● PROBLEM DETAILS
Reproduce the records below exactly, leaving out any pictures.

+++ DATASET ENTRIES

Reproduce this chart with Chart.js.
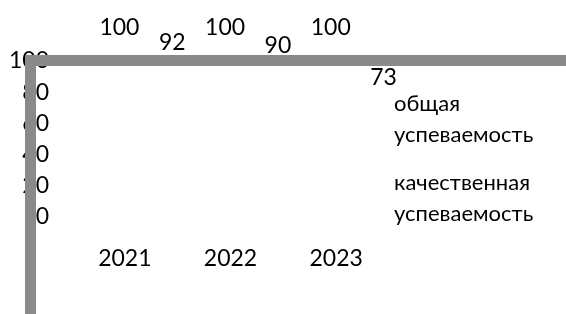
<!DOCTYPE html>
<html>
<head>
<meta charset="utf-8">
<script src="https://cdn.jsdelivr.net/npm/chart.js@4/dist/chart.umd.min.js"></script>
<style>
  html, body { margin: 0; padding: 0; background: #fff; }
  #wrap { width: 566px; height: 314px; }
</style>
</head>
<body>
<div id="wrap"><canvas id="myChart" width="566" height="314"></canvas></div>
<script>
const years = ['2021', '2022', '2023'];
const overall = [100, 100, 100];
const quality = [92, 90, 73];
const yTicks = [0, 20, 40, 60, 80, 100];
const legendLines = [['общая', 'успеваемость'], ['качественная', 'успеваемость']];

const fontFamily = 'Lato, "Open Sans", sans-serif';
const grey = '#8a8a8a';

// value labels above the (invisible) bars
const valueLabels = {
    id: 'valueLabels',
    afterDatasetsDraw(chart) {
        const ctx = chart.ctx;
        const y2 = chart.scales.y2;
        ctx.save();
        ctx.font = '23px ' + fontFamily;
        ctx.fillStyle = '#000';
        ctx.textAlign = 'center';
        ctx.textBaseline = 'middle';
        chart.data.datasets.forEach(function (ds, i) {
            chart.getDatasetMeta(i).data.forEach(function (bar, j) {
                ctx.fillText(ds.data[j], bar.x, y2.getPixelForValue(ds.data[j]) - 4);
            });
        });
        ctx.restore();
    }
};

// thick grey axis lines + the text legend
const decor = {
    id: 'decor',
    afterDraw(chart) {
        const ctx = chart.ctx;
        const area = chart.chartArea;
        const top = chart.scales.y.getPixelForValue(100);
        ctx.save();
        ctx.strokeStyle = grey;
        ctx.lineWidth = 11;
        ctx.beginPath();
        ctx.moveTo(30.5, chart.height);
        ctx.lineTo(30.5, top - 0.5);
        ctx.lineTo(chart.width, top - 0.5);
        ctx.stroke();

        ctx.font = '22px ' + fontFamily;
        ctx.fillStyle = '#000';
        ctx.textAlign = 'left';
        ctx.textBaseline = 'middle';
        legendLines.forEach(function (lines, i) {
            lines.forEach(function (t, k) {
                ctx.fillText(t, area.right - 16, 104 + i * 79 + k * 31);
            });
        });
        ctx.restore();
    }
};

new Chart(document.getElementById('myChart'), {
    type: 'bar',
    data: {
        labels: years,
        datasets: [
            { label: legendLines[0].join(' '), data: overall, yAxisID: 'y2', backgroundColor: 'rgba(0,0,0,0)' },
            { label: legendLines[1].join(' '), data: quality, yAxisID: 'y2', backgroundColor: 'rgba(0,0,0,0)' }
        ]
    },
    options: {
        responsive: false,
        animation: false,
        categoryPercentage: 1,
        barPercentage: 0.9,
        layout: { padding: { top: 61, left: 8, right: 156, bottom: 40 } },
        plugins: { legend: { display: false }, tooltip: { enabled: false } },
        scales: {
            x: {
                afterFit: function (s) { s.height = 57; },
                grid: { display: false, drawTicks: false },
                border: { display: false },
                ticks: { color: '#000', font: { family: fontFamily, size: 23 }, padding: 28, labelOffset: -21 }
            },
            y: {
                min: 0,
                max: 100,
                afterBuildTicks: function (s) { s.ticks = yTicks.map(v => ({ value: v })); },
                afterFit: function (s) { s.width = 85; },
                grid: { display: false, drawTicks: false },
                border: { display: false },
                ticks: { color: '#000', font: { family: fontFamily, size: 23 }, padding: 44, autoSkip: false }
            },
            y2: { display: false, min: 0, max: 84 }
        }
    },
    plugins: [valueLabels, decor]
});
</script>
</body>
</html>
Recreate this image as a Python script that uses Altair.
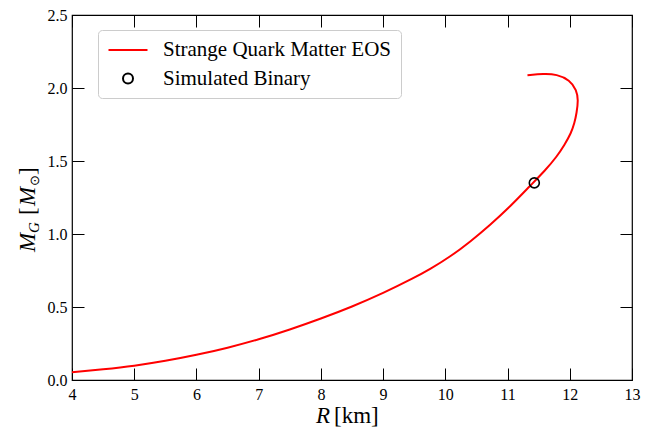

++++++

● TASK RESULT
Reproduce this chart with Chart.js.
<!DOCTYPE html>
<html>
<head>
<meta charset="utf-8">
<script src="https://cdn.jsdelivr.net/npm/chart.js@4/dist/chart.umd.min.js"></script>
<style>
  html, body { margin: 0; padding: 0; background: #fff; }
  #wrap { width: 566px; height: 314px; }
</style>
</head>
<body>
<div id="wrap"><canvas id="myChart" width="566" height="314"></canvas></div>
<script>
const years = ['2021', '2022', '2023'];
const overall = [100, 100, 100];
const quality = [92, 90, 73];
const yTicks = [0, 20, 40, 60, 80, 100];
const legendLines = [['общая', 'успеваемость'], ['качественная', 'успеваемость']];

const fontFamily = 'Lato, "Open Sans", sans-serif';
const grey = '#8a8a8a';

// value labels above the (invisible) bars
const valueLabels = {
    id: 'valueLabels',
    afterDatasetsDraw(chart) {
        const ctx = chart.ctx;
        const y2 = chart.scales.y2;
        ctx.save();
        ctx.font = '23px ' + fontFamily;
        ctx.fillStyle = '#000';
        ctx.textAlign = 'center';
        ctx.textBaseline = 'middle';
        chart.data.datasets.forEach(function (ds, i) {
            chart.getDatasetMeta(i).data.forEach(function (bar, j) {
                ctx.fillText(ds.data[j], bar.x, y2.getPixelForValue(ds.data[j]) - 4);
            });
        });
        ctx.restore();
    }
};

// thick grey axis lines + the text legend
const decor = {
    id: 'decor',
    afterDraw(chart) {
        const ctx = chart.ctx;
        const area = chart.chartArea;
        const top = chart.scales.y.getPixelForValue(100);
        ctx.save();
        ctx.strokeStyle = grey;
        ctx.lineWidth = 11;
        ctx.beginPath();
        ctx.moveTo(30.5, chart.height);
        ctx.lineTo(30.5, top - 0.5);
        ctx.lineTo(chart.width, top - 0.5);
        ctx.stroke();

        ctx.font = '22px ' + fontFamily;
        ctx.fillStyle = '#000';
        ctx.textAlign = 'left';
        ctx.textBaseline = 'middle';
        legendLines.forEach(function (lines, i) {
            lines.forEach(function (t, k) {
                ctx.fillText(t, area.right - 16, 104 + i * 79 + k * 31);
            });
        });
        ctx.restore();
    }
};

new Chart(document.getElementById('myChart'), {
    type: 'bar',
    data: {
        labels: years,
        datasets: [
            { label: legendLines[0].join(' '), data: overall, yAxisID: 'y2', backgroundColor: 'rgba(0,0,0,0)' },
            { label: legendLines[1].join(' '), data: quality, yAxisID: 'y2', backgroundColor: 'rgba(0,0,0,0)' }
        ]
    },
    options: {
        responsive: false,
        animation: false,
        categoryPercentage: 1,
        barPercentage: 0.9,
        layout: { padding: { top: 61, left: 8, right: 156, bottom: 40 } },
        plugins: { legend: { display: false }, tooltip: { enabled: false } },
        scales: {
            x: {
                afterFit: function (s) { s.height = 57; },
                grid: { display: false, drawTicks: false },
                border: { display: false },
                ticks: { color: '#000', font: { family: fontFamily, size: 23 }, padding: 28, labelOffset: -21 }
            },
            y: {
                min: 0,
                max: 100,
                afterBuildTicks: function (s) { s.ticks = yTicks.map(v => ({ value: v })); },
                afterFit: function (s) { s.width = 85; },
                grid: { display: false, drawTicks: false },
                border: { display: false },
                ticks: { color: '#000', font: { family: fontFamily, size: 23 }, padding: 44, autoSkip: false }
            },
            y2: { display: false, min: 0, max: 84 }
        }
    },
    plugins: [valueLabels, decor]
});
</script>
</body>
</html>
Recreate this image as a Python script that uses Altair.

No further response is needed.